US-based scientists at the Flatiron Institute’s Center for Computational Biology (CCB) and Princeton University have created a machine learning framework, called ExPecto, which can predict the effects of mutations in the ‘dark matter’ regions of the human genome and could one day aid in drug therapy selection.

ExPecto can pinpoint how specific mutations can disrupt the way genes turn on and off throughout a patient’s body and could help to avoid some of the fatal consequences of disrupted gene expression.

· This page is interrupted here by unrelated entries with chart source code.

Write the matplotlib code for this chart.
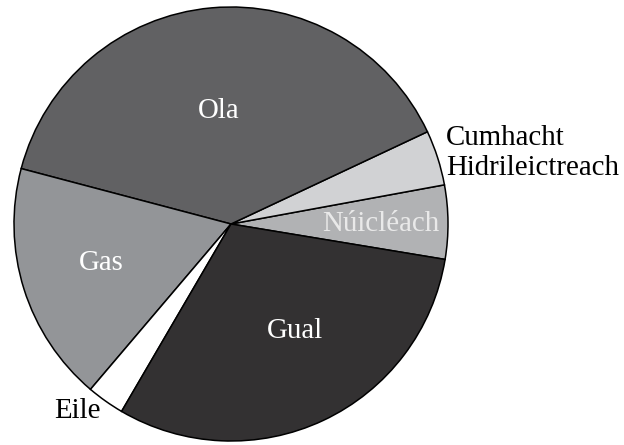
import matplotlib
matplotlib.use("Agg")
import matplotlib.pyplot as plt

labels = ["Núicléach", "Cumhacht Hidrileictreach", "Ola", "Gas", "Eile", "Gual"]
values = [5.5, 4.1, 38.9, 17.9, 2.8, 30.8]
colors = ["#b1b2b4", "#d1d2d4", "#616163", "#939598", "#ffffff", "#333132"]

fig = plt.figure(figsize=(6.24, 4.45), dpi=100)
ax = fig.add_axes([0, 0, 1, 1])
ax.pie(values, colors=colors, startangle=-9.4, counterclock=True, radius=1.0,
       center=(0, 0), wedgeprops=dict(edgecolor="black", linewidth=1.1))
ax.set_xlim(-231/217, 393/217)
ax.set_ylim(-221/217, 224/217)
ax.set_aspect('auto')
ax.axis('off')

fs = 20.8
kw = dict(family=['Liberation Serif'], fontsize=fs, va="baseline", transform=ax.transData)
fig.text(-0.055, 0.487, "Ola", color="white", ha="center", **kw)
fig.text(-0.598, -0.212, "Gas", color="white", ha="center", **kw)
fig.text(0.294, -0.527, "Gual", color="white", ha="center", **kw)
fig.text(0.691, -0.032, "Núicléach", color="#e9e9e9", ha="center", **kw)
fig.text(0.991, 0.364, "Cumhacht", color="black", ha="left", **kw)
fig.text(0.991, 0.226, "Hidrileictreach", color="black", ha="left", **kw)
fig.text(-0.816, -0.892, "Eile", color="black", ha="left", **kw)

fig.savefig("out.png", dpi=100)
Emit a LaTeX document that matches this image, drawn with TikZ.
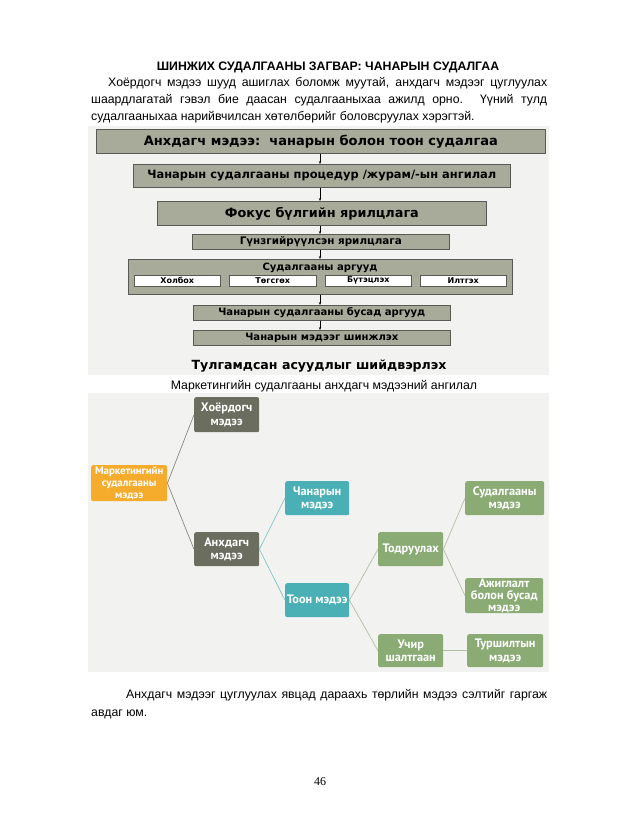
\documentclass[tikz,border=0pt]{standalone}
\usepackage{fontspec}
\setmainfont{Liberation Sans}
\newfontfamily\djv{DejaVu Sans}
\newfontfamily\pts{PT Sans}
\newfontfamily\lserif{Liberation Serif}
\usetikzlibrary{arrows.meta}
\definecolor{bgc}{HTML}{F2F2F0}
\definecolor{fcfill}{HTML}{A9AB9A}
\definecolor{fcline}{HTML}{5A5A55}
\definecolor{olv}{HTML}{6B6D5E}
\definecolor{org}{HTML}{F5AB2C}
\definecolor{teal1}{HTML}{4BB0B5}
\definecolor{grn}{HTML}{8AAB74}
\definecolor{lngray}{HTML}{8A8A80}
\definecolor{lnteal}{HTML}{7FC4C7}
\definecolor{lngrn}{HTML}{B0BFA4}
\newcommand\fitw[2]{\resizebox{#1}{!}{#2}}
\begin{document}
\begin{tikzpicture}[x=1pt,y=-1pt,
  fcbox/.style={draw=fcline, fill=fcfill, line width=0.7pt, inner sep=0pt, anchor=north west},
  wbox/.style={draw=fcline, fill=white, line width=0.5pt, inner sep=0pt, anchor=north west, minimum height=11pt, font=\djv\bfseries\fontsize{8}{9}\selectfont},
  farr/.style={-{Stealth[length=3pt,width=2.4pt]}, line width=0.5pt, black},
  tn/.style={rounded corners=2pt, text=white, inner sep=0pt, anchor=north west, align=center, font=\pts\bfseries\fontsize{12.3}{13.5}\selectfont},
  txt/.style={anchor=base west, inner sep=0pt, font=\fontsize{12.3}{14}\selectfont}
]
\useasboundingbox (0,0) rectangle (638,826);
\fill[white] (0,0) rectangle (638,826);

% heading and paragraph
\node[anchor=base, inner sep=0pt, font=\bfseries\fontsize{12.3}{14}\selectfont] (title) at (328,70.5) {ШИНЖИХ СУДАЛГААНЫ ЗАГВАР: ЧАНАРЫН СУДАЛГАА};
\node[txt] (p1) at (108,87) {\makebox[439pt][s]{Хоёрдогч мэдээ шууд ашиглах боломж муутай, анхдагч мэдээг цуглуулах}};
\node[txt] (p2) at (91,104) {\makebox[456pt][s]{шаардлагатай гэвэл бие даасан судалгааныхаа ажилд орно. Үүний тулд}};
\node[txt] (p3) at (91,120.5) {судалгааныхаа нарийвчилсан хөтөлбөрийг боловсруулах хэрэгтэй.};

% flowchart background
\fill[bgc] (88,126) rectangle (549,375);

\node[fcbox, minimum width=449pt, minimum height=24pt] (b1) at (96,129) {\fitw{354pt}{\djv\bfseries Анхдагч мэдээ:\ \ чанарын болон тоон судалгаа}};
\node[fcbox, minimum width=377pt, minimum height=23pt] (b2) at (133,164) {\fitw{349pt}{\djv\bfseries Чанарын судалгааны процедур /журам/-ын ангилал}};
\node[fcbox, minimum width=329pt, minimum height=24pt] (b3) at (157,201) {\fitw{194pt}{\djv\bfseries Фокус бүлгийн ярилцлага}};
\node[fcbox, minimum width=257pt, minimum height=15pt] (b4) at (192,234) {\fitw{162pt}{\djv\bfseries Гүнзгийрүүлсэн ярилцлага}};
\node[fcbox, minimum width=384pt, minimum height=35pt] (b5) at (128,259) {};
\node[anchor=center, inner sep=0pt] (b5t) at (320,267.5) {\fitw{115pt}{\djv\bfseries Судалгааны аргууд}};
\node[wbox, minimum width=86pt] (m1) at (134,275) {Холбох};
\node[wbox, minimum width=87pt] (m2) at (229,275) {Төгсгөх};
\node[wbox, minimum width=86pt] (m3) at (325,275) {Бүтэцлэх};
\node[wbox, minimum width=86pt] (m4) at (420,275) {Илтгэх};
\node[fcbox, minimum width=257pt, minimum height=15pt] (b6) at (193,305) {\fitw{207pt}{\djv\bfseries Чанарын судалгааны бусад аргууд}};
\node[fcbox, minimum width=257pt, minimum height=15pt] (b7) at (193,330) {\fitw{153pt}{\djv\bfseries Чанарын мэдээг шинжлэх}};
\node[anchor=center, inner sep=0pt] (b8) at (319,366) {\fitw{255pt}{\djv\bfseries Тулгамдсан асуудлыг шийдвэрлэх}};

\draw[farr] (b1.south -| 320,0) -- (b2.north -| 320,0);
\draw[farr] (b2.south -| 320,0) -- (b3.north -| 320,0);
\draw[farr] (b3.south -| 320,0) -- (b4.north -| 320,0);
\draw[farr] (b4.south -| 320,0) -- (b5.north -| 320,0);
\draw[farr] (b5.south -| 320,0) -- (b6.north -| 320,0);
\draw[farr] (b6.south -| 320,0) -- (b7.north -| 320,0);

% caption
\node[anchor=base, inner sep=0pt, font=\fontsize{12.3}{14}\selectfont] (cap) at (324,389) {Маркетингийн судалгааны анхдагч мэдээний ангилал};

% tree background
\fill[bgc] (88,393) rectangle (549,672);

\node[tn, fill=olv, minimum width=65pt, minimum height=35pt] (hd) at (194,397) {Хоёрдогч\\мэдээ};
\node[tn, fill=org, minimum width=76pt, minimum height=36pt, font=\pts\bfseries\fontsize{10.8}{11.8}\selectfont] (mk) at (91,465) {Маркетингийн\\судалгааны\\мэдээ};
\node[tn, fill=olv, minimum width=65pt, minimum height=34pt] (ah) at (194,532) {Анхдагч\\мэдээ};
\node[tn, fill=teal1, minimum width=64pt, minimum height=34pt] (ch) at (285,481) {Чанарын\\мэдээ};
\node[tn, fill=teal1, minimum width=64pt, minimum height=34pt] (to) at (285,583) {Тоон мэдээ};
\node[tn, fill=grn, minimum width=65pt, minimum height=34pt] (td) at (378,532) {Тодруулах};
\node[tn, fill=grn, minimum width=65pt, minimum height=33pt] (uch) at (378,634) {Учир\\шалтгаан};
\node[tn, fill=grn, minimum width=79pt, minimum height=34pt] (sd) at (465,481) {Судалгааны\\мэдээ};
\node[tn, fill=grn, minimum width=78pt, minimum height=35pt, font=\pts\bfseries\fontsize{12.3}{12.3}\selectfont] (aj) at (465,578) {Ажиглалт\\болон бусад\\мэдээ};
\node[tn, fill=grn, minimum width=76pt, minimum height=33pt] (tr) at (467,634) {Туршилтын\\мэдээ};

\draw[lngray, line width=0.7pt] (mk.east) -- (hd.west);
\draw[lngray, line width=0.7pt] (mk.east) -- (ah.west);
\draw[lnteal, line width=0.7pt] (ah.east) -- (ch.west);
\draw[lnteal, line width=0.7pt] (ah.east) -- (to.west);
\draw[lngrn, line width=0.7pt] (to.east) -- (td.west);
\draw[lngrn, line width=0.7pt] (to.east) -- (uch.west);
\draw[lngrn, line width=0.7pt] (td.east) -- (sd.west);
\draw[lngrn, line width=0.7pt] (td.east) -- (aj.west);
\draw[lngrn, line width=0.7pt] (uch.east) -- (tr.west);

% closing paragraph
\node[txt] (q1) at (126,698) {\makebox[421pt][s]{Анхдагч мэдээг цуглуулах явцад дараахь төрлийн мэдээ сэлтийг гаргаж}};
\node[txt] (q2) at (91,716) {авдаг юм.};
\node[anchor=base, inner sep=0pt, font=\lserif\fontsize{12}{14}\selectfont] (pg) at (320,785) {46};
\end{tikzpicture}
\end{document}
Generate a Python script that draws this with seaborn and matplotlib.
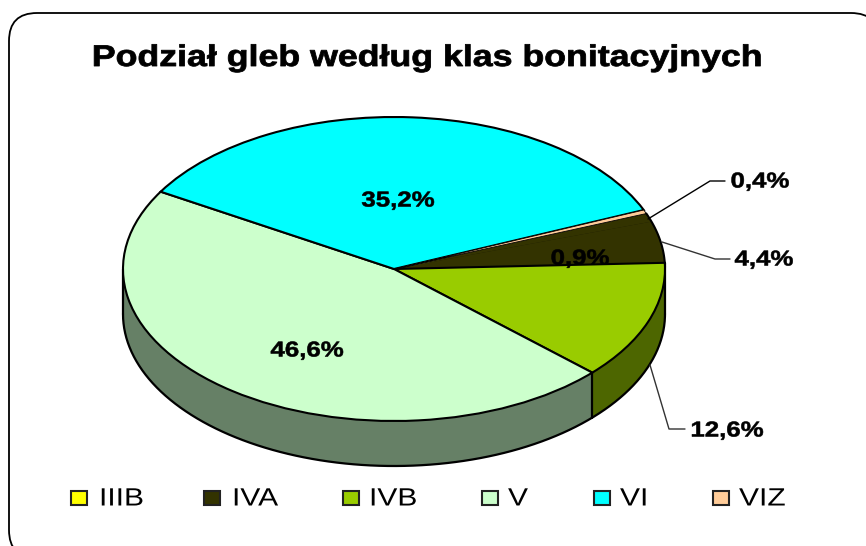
import numpy as np
import matplotlib
matplotlib.use("Agg")
import matplotlib.pyplot as plt
import matplotlib.patheffects as pe
from matplotlib.patches import FancyBboxPatch, Rectangle
from matplotlib.transforms import Affine2D
import seaborn as sns

# dane
klasy = ["IIIB", "IVA", "IVB", "V", "VI", "VIZ"]
udzialy = [0.9, 4.4, 12.6, 46.6, 35.2, 0.4]
etykiety = ["0,9%", "4,4%", "12,6%", "46,6%", "35,2%", "0,4%"]
kolory_legendy = ["#FFFF00", "#333300", "#99CC00", "#CCFFCC", "#00FFFF", "#FFCC99"]
# na wykresie wycinek IIIB ma ciemny kolor, nie zolty
kolory_wycinkow = ["#333300", "#333300", "#99CC00", "#CCFFCC", "#00FFFF", "#FFCC99"]
kolory_boku = ["#1A1A00", "#1A1A00", "#4D6600", "#668066", "#008080", "#806650"]

sns.set_theme(style="white")
plt.rcParams["font.family"] = ["Liberation Sans", "DejaVu Sans"]

W, H = 866, 546
CX, CY, RX, RY, GLEB = 394, 269, 271, 152, 45
START = 21.4


class Rozciagnij(pe.AbstractPathEffect):
    # tekst w oryginale jest rozciagniety w poziomie i pogrubiony
    def __init__(self, x0, sx, gr=0):
        super().__init__()
        self.x0, self.sx, self.gr = x0, sx, gr

    def draw_path(self, renderer, gc, tpath, affine, rgbFace=None):
        skala = Affine2D().translate(-self.x0, 0).scale(self.sx, 1).translate(self.x0, 0)
        gc2 = renderer.new_gc()
        gc2.copy_properties(gc)
        gc2.set_foreground("black")
        gc2.set_linewidth(self.gr)
        renderer.draw_path(gc2, tpath, affine + skala, rgbFace)
        gc2.restore()


def napis(ax, x, y, s, sx=1.2, gr=0, **kw):
    return ax.text(x, y, s, va="center", color="black", path_effects=[Rozciagnij(x, sx, gr)], **kw)


fig = plt.figure(figsize=(W / 100, H / 100), dpi=100)

# ramka pod wszystkim
tlo = fig.add_axes([0, 0, 1, 1])
tlo.set_xlim(0, W)
tlo.set_ylim(H, 0)
tlo.axis("off")
R = 28
tlo.add_patch(FancyBboxPatch((9 + R, 13 + R), 870 - 2 * R, 545 - 2 * R,
                             boxstyle=f"round,pad={R},rounding_size={R}",
                             fc="white", ec="black", lw=1.3))

ax = fig.add_axes([0, 0, 1, 1], facecolor="none")

# bok "3D" - stos przesunietych kolek
for px in range(GLEB, 0, -1):
    ax.pie(udzialy, colors=kolory_boku, startangle=START, counterclock=False,
           center=(0, -px / RY), wedgeprops={"linewidth": 0.6, "edgecolor": "none", "zorder": 1})
t = np.radians(np.linspace(180, 360, 200))
d = GLEB / RY
ax.plot(np.cos(t), np.sin(t) - d, color="black", lw=1.6, zorder=2)
ax.plot([-1, -1], [0, -d], color="black", lw=1.6, zorder=2)
ax.plot([1, 1], [0.04, -d], color="black", lw=1.6, zorder=2)
granice = START - np.cumsum(udzialy) / np.sum(udzialy) * 360
for g in np.radians(granice):
    if np.sin(g) < 0:
        ax.plot([np.cos(g)] * 2, [np.sin(g), np.sin(g) - d], color="black", lw=1.6, zorder=2)

# gorna powierzchnia
wedges, _ = ax.pie(udzialy, colors=kolory_wycinkow, startangle=START, counterclock=False,
                   wedgeprops={"linewidth": 1.5, "edgecolor": "black", "zorder": 3})
# IIIB i IVA zlewaja sie w jeden ciemny wycinek, bez linii miedzy nimi
wedges[0].set_edgecolor("none")
wedges[1].set_edgecolor("none")
wedges[5].set_linewidth(0.6)
tr = np.radians(np.linspace(START, granice[1], 30))
ax.plot(np.cos(tr), np.sin(tr), color="black", lw=1.5, zorder=4)

# kolko -> elipsa: osie na cala figure
ax.set_aspect("auto")
ax.set_xlim(-CX / RX, (W - CX) / RX)
ax.set_ylim((CY - H) / RY, CY / RY)
ax.set_position([0, 0, 1, 1])

# nakladka w pikselach
ov = fig.add_axes([0, 0, 1, 1], facecolor="none")
ov.set_xlim(0, W)
ov.set_ylim(H, 0)
ov.axis("off")

napis(ov, 427.5, 58, "Podział gleb według klas bonitacyjnych", sx=1.196, gr=0.6, ha="center",
      fontsize=21.5, fontweight="bold")

# etykiety na wycinkach
poz_etykiet = {"0,9%": (580, 259), "46,6%": (307, 351), "35,2%": (398, 201),
               "0,4%": (760, 182), "4,4%": (764, 260), "12,6%": (727, 431)}
for e in etykiety:
    x, y = poz_etykiet[e]
    napis(ov, x, y, e, sx=1.2, gr=0.4, ha="center", fontsize=15.5, fontweight="bold")

# linie odniesienia
ov.plot([648, 710, 725], [219, 181, 181], color="black", lw=1)
ov.plot([662, 715, 730], [242, 259, 259], color="#333333", lw=1)
ov.plot([650, 669, 685], [365, 429, 429], color="#333333", lw=1)

# legenda
x_kw = [71, 203.5, 342.5, 481.5, 594, 713]
x_tx = [99, 232, 369, 508, 620, 739]
for k, kol, xk, xt in zip(klasy, kolory_legendy, x_kw, x_tx):
    ov.add_patch(Rectangle((xk, 491), 16, 13.5, fc=kol, ec="#222222", lw=1.5))
    napis(ov, xt, 498.5, k, sx=1.2, ha="left", fontsize=18)

fig.savefig("out.png", dpi=100)
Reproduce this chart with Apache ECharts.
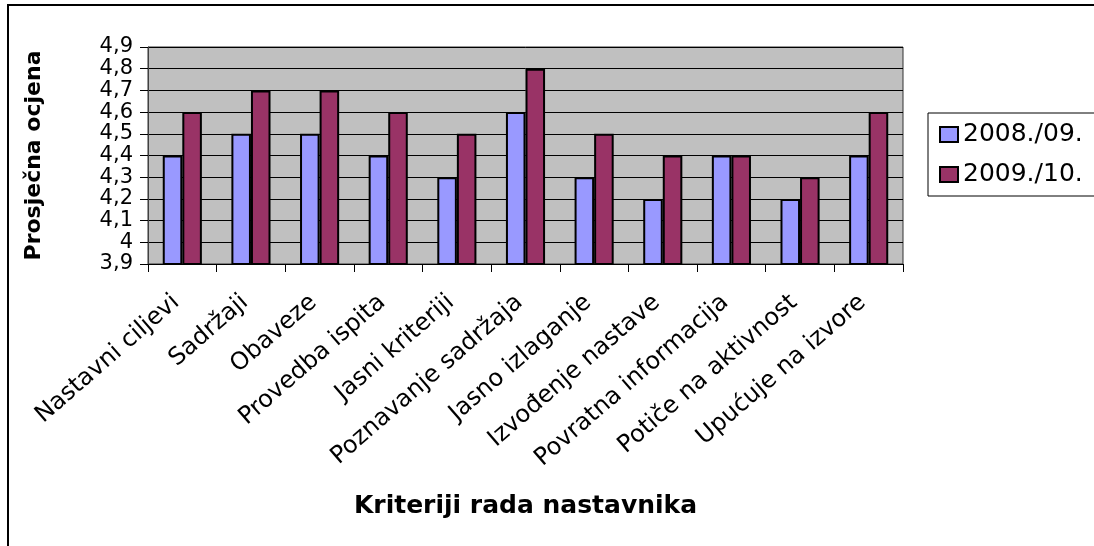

The scientists have published their study in Nature Genetics. They reported using the new method to compute the genetic consequences of more than 140 million mutations in different tissues and could pinpoint the mutations potentially responsible for increasing the risk of several immune-related diseases, including chronic hepatitis B, Crohn’s disease and Behçet’s disease.

CCB deputy director of genomics and Princeton professor Olga Troyanskaya is the principal investigator of the study. She said: “ExPecto can examine any genetic variant and predict its effect on gene expression. That’s incredibly exciting.”

Troyanskaya and her colleagues took a different approach to previous genome mutation studies and developed ExPecto as a program that can read a raw sequence of DNA and predict the corresponding effect on gene expression.

ExPecto uses deep learning methods. With a single reference genome, the researchers trained the program to understand how DNA controls gene expression across more than 200 different tissues and cell types. From this information, the program can predict the effect of any mutation, even mutations that scientists have never seen before.

The researchers hope that ExPecto will help medical experts identify the genetic contributors to a patient’s disease in the future and enable them to develop therapies customised to the patient’s genome.

CCB Flatiron research fellow and co-author of the study Jian Zhou said: “Once you know which protein is affected and what the protein does, then you can design drugs that can fix the problem. If you can’t produce a certain protein, then you could design a therapy that makes up for the missing protein.”

ExPecto’s predictions are available for anyone to access online as part of HumanBase, a data-driven prediction system about human biology and disease developed by the research team. By typing in the name of a gene, all the potential mutations that could affect that gene’s expression in any of 218 tissues and cell types will be displayed.